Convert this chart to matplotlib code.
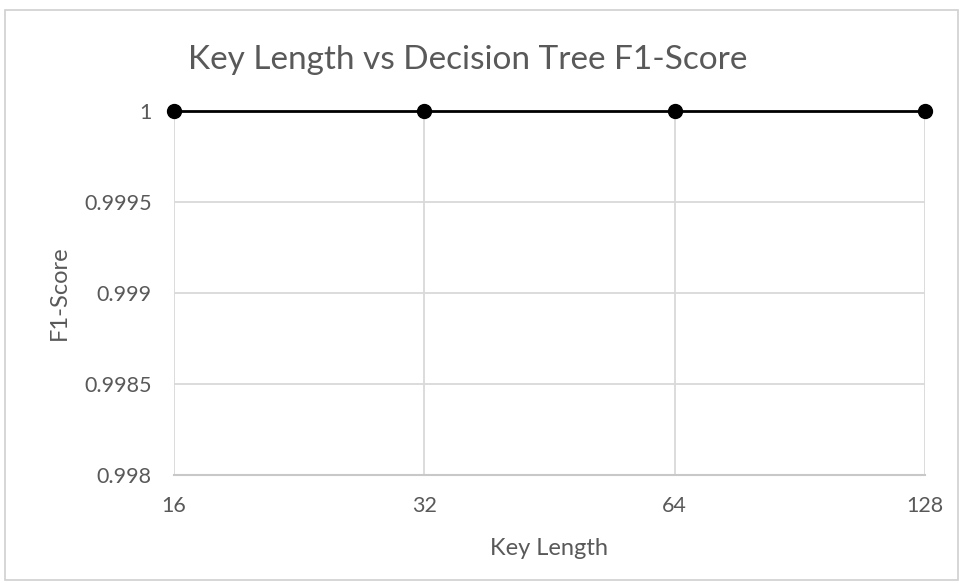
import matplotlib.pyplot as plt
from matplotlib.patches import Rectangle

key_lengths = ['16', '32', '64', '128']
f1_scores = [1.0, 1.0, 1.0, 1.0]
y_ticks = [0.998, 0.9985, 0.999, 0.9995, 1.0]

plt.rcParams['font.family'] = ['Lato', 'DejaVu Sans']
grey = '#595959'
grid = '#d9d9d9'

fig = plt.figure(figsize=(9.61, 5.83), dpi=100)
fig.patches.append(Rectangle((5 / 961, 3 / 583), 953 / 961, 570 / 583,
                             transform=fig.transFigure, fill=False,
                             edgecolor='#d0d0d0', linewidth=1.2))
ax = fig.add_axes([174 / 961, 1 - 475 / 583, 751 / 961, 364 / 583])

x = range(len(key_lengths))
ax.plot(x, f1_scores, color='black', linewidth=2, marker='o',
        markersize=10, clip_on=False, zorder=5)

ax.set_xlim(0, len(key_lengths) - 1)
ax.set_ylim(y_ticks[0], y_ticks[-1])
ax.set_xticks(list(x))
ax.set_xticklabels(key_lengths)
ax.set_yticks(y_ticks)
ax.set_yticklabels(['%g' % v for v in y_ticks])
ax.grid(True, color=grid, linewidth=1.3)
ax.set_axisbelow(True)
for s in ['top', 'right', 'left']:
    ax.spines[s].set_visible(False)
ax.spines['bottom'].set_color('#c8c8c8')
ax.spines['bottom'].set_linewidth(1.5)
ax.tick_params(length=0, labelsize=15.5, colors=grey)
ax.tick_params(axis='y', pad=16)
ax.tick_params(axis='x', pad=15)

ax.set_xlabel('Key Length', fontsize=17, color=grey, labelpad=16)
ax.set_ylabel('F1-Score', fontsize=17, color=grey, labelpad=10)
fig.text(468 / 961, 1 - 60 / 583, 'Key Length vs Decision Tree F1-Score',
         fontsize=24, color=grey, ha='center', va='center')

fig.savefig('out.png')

◆ **EXERCISE**
Reproduce the material above in full and without alteration, but skip all pictures.

◆ **WRITTEN RESPONSE**
Convert this chart to matplotlib code.
import matplotlib.pyplot as plt
from matplotlib.patches import Rectangle

key_lengths = ['16', '32', '64', '128']
f1_scores = [1.0, 1.0, 1.0, 1.0]
y_ticks = [0.998, 0.9985, 0.999, 0.9995, 1.0]

plt.rcParams['font.family'] = ['Lato', 'DejaVu Sans']
grey = '#595959'
grid = '#d9d9d9'

fig = plt.figure(figsize=(9.61, 5.83), dpi=100)
fig.patches.append(Rectangle((5 / 961, 3 / 583), 953 / 961, 570 / 583,
                             transform=fig.transFigure, fill=False,
                             edgecolor='#d0d0d0', linewidth=1.2))
ax = fig.add_axes([174 / 961, 1 - 475 / 583, 751 / 961, 364 / 583])

x = range(len(key_lengths))
ax.plot(x, f1_scores, color='black', linewidth=2, marker='o',
        markersize=10, clip_on=False, zorder=5)

ax.set_xlim(0, len(key_lengths) - 1)
ax.set_ylim(y_ticks[0], y_ticks[-1])
ax.set_xticks(list(x))
ax.set_xticklabels(key_lengths)
ax.set_yticks(y_ticks)
ax.set_yticklabels(['%g' % v for v in y_ticks])
ax.grid(True, color=grid, linewidth=1.3)
ax.set_axisbelow(True)
for s in ['top', 'right', 'left']:
    ax.spines[s].set_visible(False)
ax.spines['bottom'].set_color('#c8c8c8')
ax.spines['bottom'].set_linewidth(1.5)
ax.tick_params(length=0, labelsize=15.5, colors=grey)
ax.tick_params(axis='y', pad=16)
ax.tick_params(axis='x', pad=15)

ax.set_xlabel('Key Length', fontsize=17, color=grey, labelpad=16)
ax.set_ylabel('F1-Score', fontsize=17, color=grey, labelpad=10)
fig.text(468 / 961, 1 - 60 / 583, 'Key Length vs Decision Tree F1-Score',
         fontsize=24, color=grey, ha='center', va='center')

fig.savefig('out.png')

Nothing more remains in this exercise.